If the devil is at the work of disconnecting us from bodies, what does that say about how God created us? It says we were made to be whole; mind, body, and spirit as one in the heart of God. We were made to be in community; together, not apart. We were made as part of an awesome creation, not apart or above it.
I never talk about demons, but I often speak of “the forces of this world”. You may define these forces as systems, like capitalism and white supremacy, or you may see them as spiritual forces, engaging in spiritual warfare for our souls. Maybe, you don’t see these as outside forces at all, but as being innate to human existence. To me, whether we create the forces of this world or they are part of a realm of powers and principalities, the impact on Creation is the same: To pit us against one another, to place many humans and all of Creation under the feet of a few, powerful humans. These are the forces Mary prophesies against when she sings:
His mercy is for those who fear him
from generation to generation.
He has shown strength with his arm;
he has scattered the proud in the thoughts of their hearts.

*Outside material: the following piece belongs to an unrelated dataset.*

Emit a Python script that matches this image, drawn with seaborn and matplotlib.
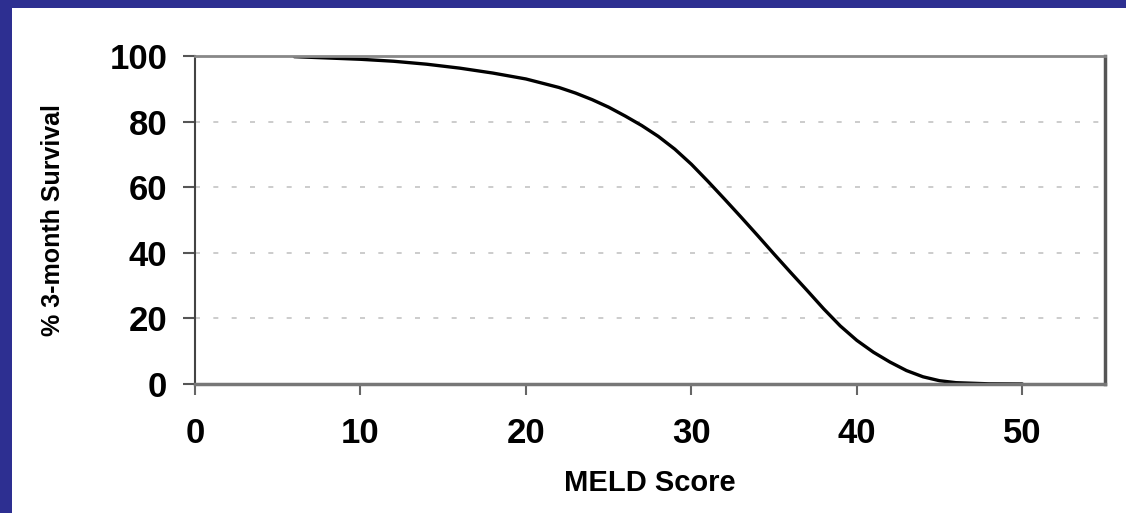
import matplotlib
matplotlib.use("Agg")
import matplotlib.pyplot as plt
import seaborn as sns
import pandas as pd
from matplotlib.patches import Rectangle

# Data
meld_score = [6, 8, 10, 12, 14, 16, 18, 20, 22, 23, 24, 25, 26, 27, 28, 29, 30, 31, 32, 33, 34,
              35, 36, 37, 38, 39, 40, 41, 42, 43, 44, 45, 46, 48, 50]
survival = [99.8, 99.4, 99.0, 98.4, 97.5, 96.3, 94.8, 93.0, 90.4, 88.7, 86.7, 84.4, 81.7, 78.8,
            75.5, 71.6, 67.0, 61.8, 56.4, 50.9, 45.3, 39.6, 34.0, 28.5, 22.9, 17.7, 13.3, 9.7,
            6.7, 4.1, 2.2, 1.0, 0.4, 0.05, 0.0]
x_ticks = [0, 10, 20, 30, 40, 50]
y_ticks = [0, 20, 40, 60, 80, 100]

df = pd.DataFrame({"MELD Score": meld_score, "Survival": survival})

sns.set_theme(style="white")
plt.rcParams["font.family"] = ["Liberation Sans", "DejaVu Sans"]

fig = plt.figure(figsize=(11.26, 5.13), dpi=100, facecolor="white")
ax = fig.add_axes([195 / 1126, 1 - 384 / 513, 910 / 1126, 328 / 513])

# blue slide border (top and left)
fig.patches.append(Rectangle((0, 1 - 8 / 513), 1, 8 / 513, transform=fig.transFigure,
                             facecolor="#2D2F91", edgecolor="none", zorder=-1))
fig.patches.append(Rectangle((0, 0), 12 / 1126, 1, transform=fig.transFigure,
                             facecolor="#2D2F91", edgecolor="none", zorder=-1))

for yv in [20, 40, 60, 80]:
    ax.axhline(yv, color="#c4c4c4", linestyle=(0, (3, 8)), linewidth=1.2, zorder=0)

sns.lineplot(data=df, x="MELD Score", y="Survival", ax=ax, color="black", linewidth=2.4)

ax.set_xlim(0, 55)
ax.set_ylim(0, 100)
ax.set_xticks(x_ticks)
ax.set_yticks(y_ticks)
ax.set_xticklabels([str(t) for t in x_ticks], fontsize=25, fontweight="bold", color="black")
ax.set_yticklabels([str(t) for t in y_ticks], fontsize=25, fontweight="bold", color="black")
ax.tick_params(axis="x", direction="out", length=8, width=1.5, color="#666666", pad=16, bottom=True)
ax.tick_params(axis="y", direction="out", length=9, width=1.5, color="#555555", pad=11, left=True)

ax.set_xlabel("MELD Score", fontsize=21, fontweight="bold", color="black")
ax.set_ylabel("% 3-month Survival", fontsize=18, fontweight="bold", color="black")
ax.xaxis.set_label_coords(0.5, -0.26)
ax.yaxis.set_label_coords(-0.143, 0.5)

ax.spines["top"].set_color("#888888")
ax.spines["top"].set_linewidth(2.0)
ax.spines["left"].set_color("#444444")
ax.spines["left"].set_linewidth(1.5)
ax.spines["right"].set_color("#555555")
ax.spines["right"].set_linewidth(2.5)
ax.spines["bottom"].set_color("#777777")
ax.spines["bottom"].set_linewidth(2.5)
for s in ax.spines.values():
    s.set_visible(True)

ax.set_facecolor("white")
fig.savefig("out.png", dpi=100, facecolor="white")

He has brought down the powerful from their thrones,
and lifted up the lowly;
he has filled the hungry with good things,
and sent the rich away empty. (Luke 1:50-53)
The one force that can scatter these forces is, of course, love. When we love others, love our bodies, love all of Creation, shifting the gaze of our love towards God and all that God loves, these forces can not take hold. When we are living in the heart of God, we love what God loves. We do not cast it away. We join with it. We fight for it. We protect it.